Pull out every line in the data that has the string "this" in it.

DATA RECORDS:

*-*-*

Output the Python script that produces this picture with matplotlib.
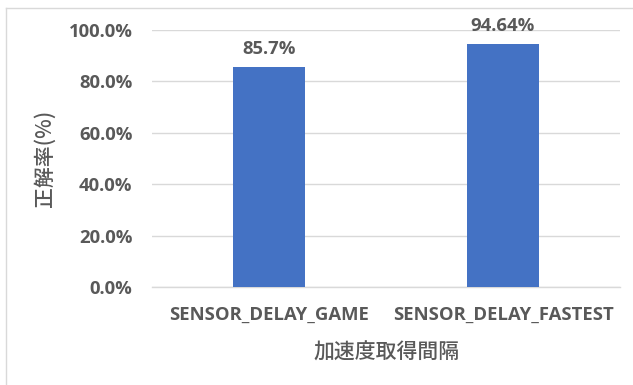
import matplotlib
matplotlib.use("Agg")
import matplotlib.pyplot as plt
from matplotlib.lines import Line2D
from matplotlib.ticker import FuncFormatter

categories = ["SENSOR_DELAY_GAME", "SENSOR_DELAY_FASTEST"]
accuracy = [85.7, 94.64]  # percent
y_ticks = [0, 20, 40, 60, 80, 100]

plt.rcParams["font.family"] = ["Open Sans", "Noto Sans CJK JP", "DejaVu Sans"]
TEXT = "#595959"
GRID = "#D9D9D9"
BAR = "#4472C4"
CJK = ["Noto Sans CJK JP", "DejaVu Sans"]

W, H = 633, 385
fig = plt.figure(figsize=(W / 100, H / 100), dpi=100)
fig.patch.set_facecolor("white")
ax = fig.add_axes([152 / W, 1 - 287 / H, 468 / W, 257 / H])

x = list(range(len(categories)))
ax.bar(x, accuracy, width=0.31, color=BAR, zorder=3)
ax.set_xlim(-0.5, len(categories) - 0.5)
ax.set_ylim(0, 100)
ax.set_yticks(y_ticks)
ax.yaxis.set_major_formatter(FuncFormatter(lambda v, _: f"{v:.1f}%"))
ax.set_xticks(x)
ax.set_xticklabels(categories)

for side in ("top", "right", "left"):
    ax.spines[side].set_visible(False)
ax.spines["bottom"].set_color(GRID)
ax.spines["bottom"].set_linewidth(1.0)
ax.grid(axis="y", color=GRID, linewidth=1.0, zorder=0)
ax.tick_params(length=0, colors=TEXT, labelsize=13.3)
ax.tick_params(axis="y", pad=14)
ax.tick_params(axis="x", pad=13.5)
for lbl in ax.get_xticklabels() + ax.get_yticklabels():
    lbl.set_fontweight("bold")

for xi, v in zip(x, accuracy):
    ax.annotate(f"{v:g}%", (xi, v), xytext=(0, 6), textcoords="offset points",
                ha="center", va="bottom", fontsize=13.3, fontweight="bold", color=TEXT)

ax.set_ylabel("正解率(%)", fontsize=15, color=TEXT, labelpad=9,
              family=CJK, fontweight="medium")
ax.set_xlabel("加速度取得間隔", fontsize=15, color=TEXT, labelpad=13,
              family=CJK, fontweight="medium")

# chart area outline (left and top edges)
fig.add_artist(Line2D([6 / W, 6 / W], [0, 1 - 8 / H], transform=fig.transFigure,
                      color=GRID, linewidth=1.0))
fig.add_artist(Line2D([6 / W, 1], [1 - 8 / H, 1 - 8 / H], transform=fig.transFigure,
                      color=GRID, linewidth=1.0))

fig.savefig("out.png", dpi=100)
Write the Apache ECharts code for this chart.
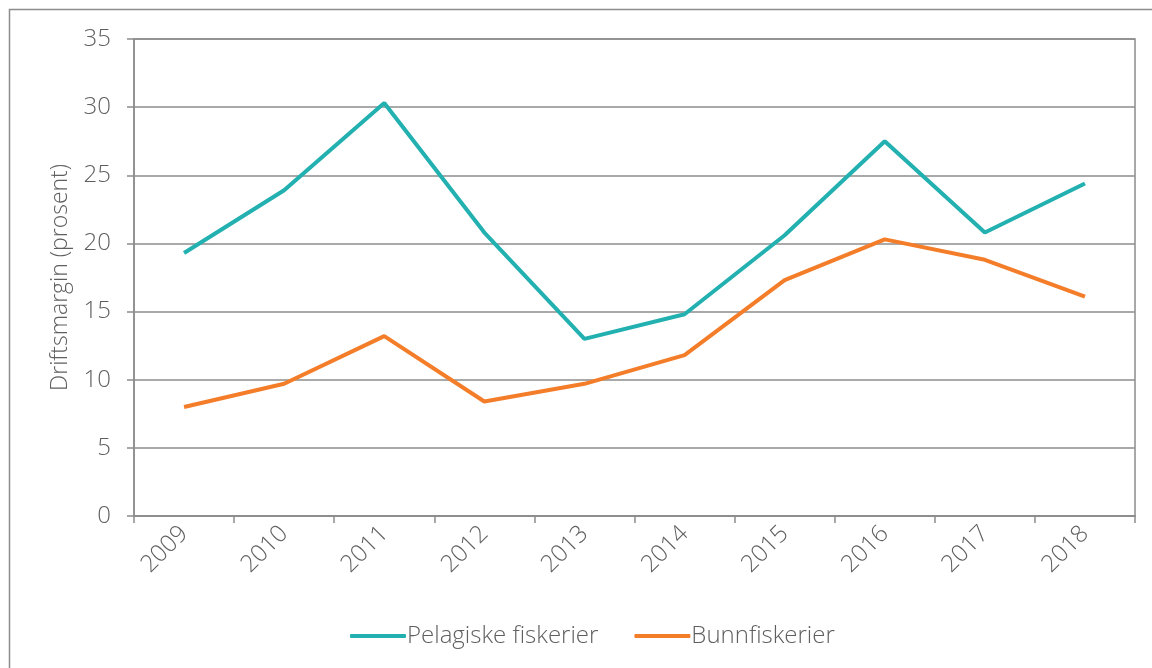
<!DOCTYPE html>
<html lang="no" style="height: 100%">
<head>
  <meta charset="utf-8">
</head>
<body style="height: 100%; margin: 0; background: #fff">
  <div id="container" style="width: 1152px; height: 668px"></div>
  <script type="text/javascript" src="https://fastly.jsdelivr.net/npm/echarts@6.0.0/dist/echarts.min.js"></script>
  <script type="text/javascript">
const years = ['2009', '2010', '2011', '2012', '2013', '2014', '2015', '2016', '2017', '2018'];
const pelagiske = [19.3, 23.9, 30.3, 20.8, 13.0, 14.8, 20.6, 27.5, 20.8, 24.4];
const bunn = [8.0, 9.7, 13.2, 8.4, 9.7, 11.8, 17.3, 20.3, 18.8, 16.1];

var myChart = echarts.init(document.getElementById('container'), null, { renderer: 'canvas' });
var font = '"Open Sans"';
var textColor = '#5f5f5f';
var lineColor = '#8c8c8c';

var option = {
  animation: false,
  graphic: [{
    type: 'rect',
    shape: { x: 9.5, y: 9.5, width: 1200, height: 700 },
    style: { fill: 'none', stroke: '#8c8c8c', lineWidth: 1.5 },
    silent: true
  }],
  grid: {
    left: 134, right: 17, top: 39, bottom: 152,
    show: true, borderColor: lineColor, borderWidth: 1.5
  },
  legend: {
    bottom: 15,
    left: 345,
    itemWidth: 56,
    itemHeight: 4,
    itemGap: 36,
    icon: 'roundRect',
    textStyle: { fontFamily: font, fontSize: 24, fontWeight: 300, color: textColor, padding: [0, 0, 0, -4] },
    data: ['Pelagiske fiskerier', 'Bunnfiskerier']
  },
  xAxis: {
    type: 'category',
    data: years,
    boundaryGap: true,
    axisLine: { lineStyle: { color: lineColor, width: 1.5 } },
    axisTick: { show: true, length: 7, lineStyle: { color: lineColor, width: 1.5 } },
    axisLabel: { rotate: 45, margin: 14, fontFamily: font, fontSize: 24, fontWeight: 300, color: textColor }
  },
  yAxis: {
    type: 'value',
    min: 0, max: 35, interval: 5,
    name: 'Driftsmargin (prosent)',
    nameLocation: 'middle',
    nameGap: 62,
    nameTextStyle: { fontFamily: font, fontSize: 23, fontWeight: 300, color: textColor },
    axisLine: { show: true, lineStyle: { color: lineColor, width: 1.5 } },
    axisTick: { show: true, length: 7, lineStyle: { color: lineColor, width: 1.5 } },
    splitLine: { lineStyle: { color: lineColor, width: 1.5 } },
    axisLabel: { margin: 23, fontFamily: font, fontSize: 24, fontWeight: 300, color: textColor }
  },
  series: [
    {
      name: 'Pelagiske fiskerier',
      type: 'line',
      data: pelagiske,
      symbol: 'none',
      color: '#22b0b0',
      lineStyle: { width: 4, color: '#22b0b0' }
    },
    {
      name: 'Bunnfiskerier',
      type: 'line',
      data: bunn,
      symbol: 'none',
      color: '#f47d2a',
      lineStyle: { width: 4, color: '#f47d2a' }
    }
  ]
};
myChart.setOption(option);
window.addEventListener('resize', myChart.resize);
  </script>
</body>
</html>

*-*-*

SOLUTION BELOW:
Output the Python script that produces this picture with matplotlib.
Write the Apache ECharts code for this chart.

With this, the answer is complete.